Clinical cases discussion 1 (ID 83) Young Oncologist session

YO17 - Acute interstitial nephritis (AIN) in a patient with Tumour mutation burden (TMB)-high Cancer of Unknown Primary (CUP) on combination immune checkpoint blockade (ICB) (ID 892)

Presentation Number
YO17
Lecture Time
19:15 - 19:20
Speakers
  • Joycelyn J. Lee (Singapore, Singapore)
Location
Channel 5, Virtual Meeting, Virtual Meeting, Singapore
Date
20.11.2020
Time
18:45 - 20:00

Abstract

Case summary

Introduction

Our patient first presented in 2017 with multiple sites of lymphadenopathy (right submandibular, right cervical, pericardiac, periportal, paraaortic) and small volume liver lesions. Biopsy showed adenocarcinoma, CK7+ (diffuse) CK20+ (patchy), TTF-1 -. Pan-endoscopies were negative. Impression was that of CUP, possibly head and neck or pancreatobiliary in origin. He had a partial response (PR) after #6 of Paclitaxel and Carboplatin but developed paraesthesia. After a break of 4m, he developed a new liver lesion. He progressed after #3 of TS-1, and switched to Gemcitabine on which he had PR at 4m before disease progression (PD) at 6m, then PD after 2m of Capecitabine and Irinotecan. His biopsy was molecularly profiled and with a TMB of 15 mut/Mb, he was started on combination PD-1 and CTLA-4 ICB.

Case presentation

He had a PR and tolerated treatment well aside from G1 xerostomia, but developed G2 hypophysitis requiring replacement steroids 3m after ICB initiation. 8 months after ICB initiation, he developed G2 acute kidney injury (AKI) with peak serum creatinine (sCr) of 299mmol/L (baseline sCr100 mmol/L).
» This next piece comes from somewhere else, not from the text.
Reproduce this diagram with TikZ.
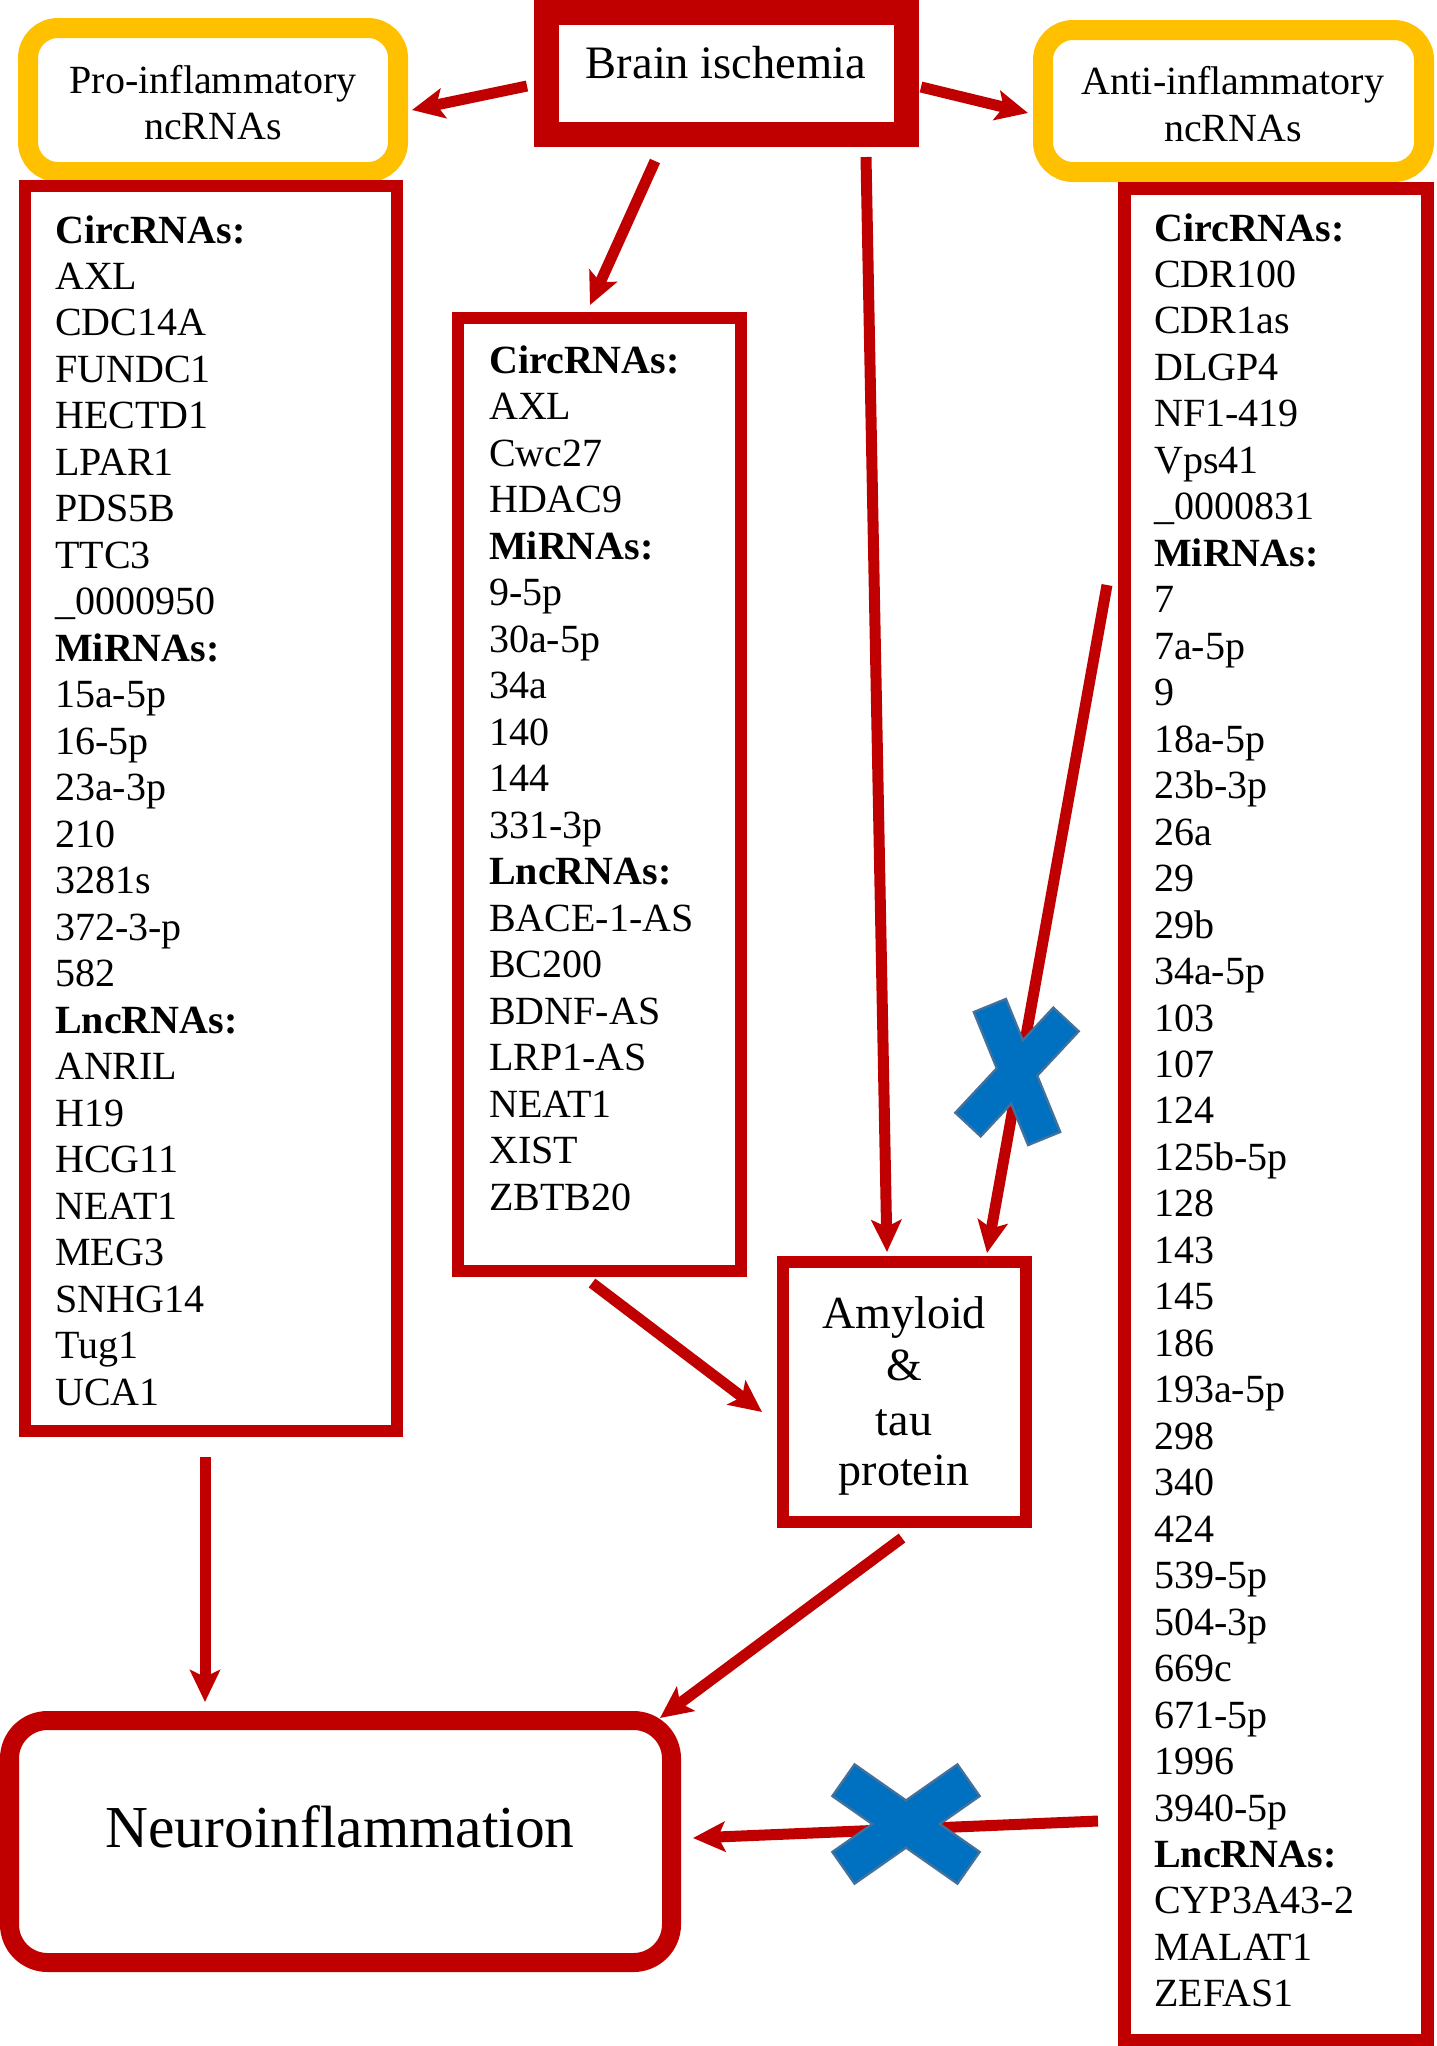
\documentclass[tikz,border=0pt]{standalone}
\usepackage{fontspec}
\setmainfont{Liberation Serif}
\usetikzlibrary{arrows.meta,calc}
\definecolor{dred}{HTML}{C00000}
\definecolor{gold}{HTML}{FFC000}
\definecolor{xblue}{HTML}{0070C0}
\definecolor{xedge}{HTML}{41719C}
\newcommand{\bluecross}[6]{%
  \begin{scope}[shift={(#1,#2)}]
    \draw[xstroke, rotate=#3] (-#5,-#6) rectangle (#5,#6);
    \draw[xstroke, rotate=#4] (-#5,-#6) rectangle (#5,#6);
    \fill[xfill, rotate=#3] (-#5,-#6) rectangle (#5,#6);
    \fill[xfill, rotate=#4] (-#5,-#6) rectangle (#5,#6);
  \end{scope}}
\begin{document}
\begin{tikzpicture}[x=1pt,y=-1pt,
  framebox/.style={draw=dred, inner sep=0pt, outer sep=0pt},
  listbox/.style={framebox, line width=12pt},
  goldbox/.style={draw=gold, line width=20pt, rounded corners=30pt, inner sep=0pt, outer sep=0pt},
  arr/.style={draw=dred, line width=11pt, -{Stealth[length=32pt,width=30pt,inset=7pt]}},
  item/.style={inner sep=0pt, anchor=base west, font=\fontsize{40}{46.5}\selectfont},
  ctext/.style={inner sep=0pt, anchor=base, font=\fontsize{40}{46.5}\selectfont},
  xstroke/.style={draw=xedge, fill=xblue, line width=5pt, line join=miter},
  xfill/.style={fill=xblue}]
\useasboundingbox (0,0) rectangle (1437,2046);
\fill[white] (0,0) rectangle (1437,2046);

% frames
\node[framebox, line width=25pt, minimum width=360pt, minimum height=122pt] (brain) at (726.5,73.5) {};
\node[goldbox, minimum width=370pt, minimum height=144pt] (pro) at (213,100) {};
\node[goldbox, minimum width=381pt, minimum height=142pt] (anti) at (1233.5,101) {};
\node[listbox, minimum width=372pt, minimum height=1245pt] (plbox) at (211,808.5) {};
\node[listbox, minimum width=283pt, minimum height=953pt] (mlbox) at (599.5,794.5) {};
\node[listbox, line width=13pt, minimum width=303pt, minimum height=1852pt] (rlbox) at (1275.5,1114) {};
\node[listbox, minimum width=243pt, minimum height=260pt] (amy) at (904.5,1392) {};
\node[framebox, line width=19pt, rounded corners=38pt, minimum width=662pt, minimum height=242pt] (neuro) at (340.5,1841.5) {};

% titles
\node[ctext, font=\fontsize{46.5}{50}\selectfont] (brainT) at (726,78) {Brain ischemia};
\node[ctext] (proT1) at (213,93) {Pro-inflammatory};
\node[ctext] (proT2) at (213,139) {ncRNAs};
\node[ctext] (antiT1) at (1233,94) {Anti-inflammatory};
\node[ctext] (antiT2) at (1233,141) {ncRNAs};
\node[ctext, font=\fontsize{46}{50}\selectfont] (amyT1) at (904,1328) {Amyloid};
\node[ctext, font=\fontsize{46}{50}\selectfont] (amyT2) at (904,1380) {\&};
\node[ctext, font=\fontsize{46}{50}\selectfont] (amyT3) at (904,1435) {tau};
\node[ctext, font=\fontsize{46}{50}\selectfont] (amyT4) at (904,1485) {protein};
\node[ctext, font=\fontsize{59.5}{64}\selectfont] (neuroT) at (340,1847) {Neuroinflammation};

% lists
\foreach \t [count=\i from 0] in {\textbf{CircRNAs:},AXL,CDC14A,FUNDC1,HECTD1,LPAR1,PDS5B,TTC3,\_0000950,\textbf{MiRNAs:},15a-5p,16-5p,23a-3p,210,3281s,372-3-p,582,\textbf{LncRNAs:},ANRIL,H19,HCG11,NEAT1,MEG3,SNHG14,Tug1,UCA1}
  \node[item] (pl\i) at (55,243+46.48*\i) {\t};
\foreach \t [count=\i from 0] in {\textbf{CircRNAs:},AXL,Cwc27,HDAC9,\textbf{MiRNAs:},9-5p,30a-5p,34a,140,144,331-3p,\textbf{LncRNAs:},BACE-1-AS,BC200,BDNF-AS,LRP1-AS,NEAT1,XIST,ZBTB20}
  \node[item] (ml\i) at (489,373+46.5*\i) {\t};
\foreach \t [count=\i from 0] in {\textbf{CircRNAs:},CDR100,CDR1as,DLGP4,NF1-419,Vps41,\_0000831,\textbf{MiRNAs:},7,7a-5p,9,18a-5p,23b-3p,26a,29,29b,34a-5p,103,107,124,125b-5p,128,143,145,186,193a-5p,298,340,424,539-5p,504-3p,669c,671-5p,1996,3940-5p,\textbf{LncRNAs:},CYP3A43-2,MALAT1,ZEFAS1}
  \node[item] (rl\i) at (1154,241+46.47*\i) {\t};

% connectors
\draw[arr] ($(brain.west)+(-19.5,12.5)$) -- ($(pro.east)+(14,10)$);
\draw[arr] ($(brain.east)+(14.5,13.5)$) -- ($(anti.west)+(-15,12)$);
\draw[arr] ($(brain.south)+(-71.5,26.5)$) -- ($(mlbox.north)+(-9.5,-13)$);
\draw[arr] ($(brain.south)+(139.5,22.5)$) -- ($(amy.north)+(-17.5,-10)$);
\draw[arr] ($(rlbox.west)+(-17,-529)$) -- ($(amy.north)+(82.5,-9)$);
\draw[arr] ($(mlbox.south)+(-7.5,12)$) -- ($(amy.west)+(-21,20)$);
\draw[arr] ($(amy.south)+(-2.5,16)$) -- ($(neuro.north east)+(-11.5,-2.5)$);
\draw[arr] ($(plbox.south)+(-6,26)$) -- ($(neuro.north)+(-135.5,-18.5)$);
\draw[arr] ($(rlbox.west)+(-26,707)$) -- ($(neuro.east)+(21.5,-3.5)$);

% blocking crosses
\bluecross{1017}{1072}{-67.8}{47}{70.5}{16}
\bluecross{906}{1824}{-35}{35}{75}{18}
\end{tikzpicture}
\end{document}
Urinalysis showed pyuria (13 WBC) without hematuria or proteinuria. Kidney biopsy revealed substantial interstitial inflammation with a predominantly CD8+ infiltrate and scattered plasma cells, and acute tubular injury, consistent with ICB- induced AIN. Oral prednisolone (PRL) was initiated at 60mg OD (1mg/kg) with improvement to G1 AKI (sCr 133mmol/L) by week 2. PRL taper resulted in a relapse (sCr 167 umol/L) at week 3, requiring maintenance of high dose PRL. Mycophenolate mofetil (MMF) was initiated at week 6 in view of suboptimal response despite high dose PRL.

Discussion

AIN is the most common renal irAE. Corticosteroids remain 1st-line therapy with most achieving good response. Suboptimal response or relapse during steroid taper warrants consideration of 2nd line immunosuppression although the optimal agent is unknown. Immunohistopathology has been proposed to individualise an approach and the predominant T-cell infiltrate in our patient lends mechanistic support to the use of MMF as a 2nd-line agent.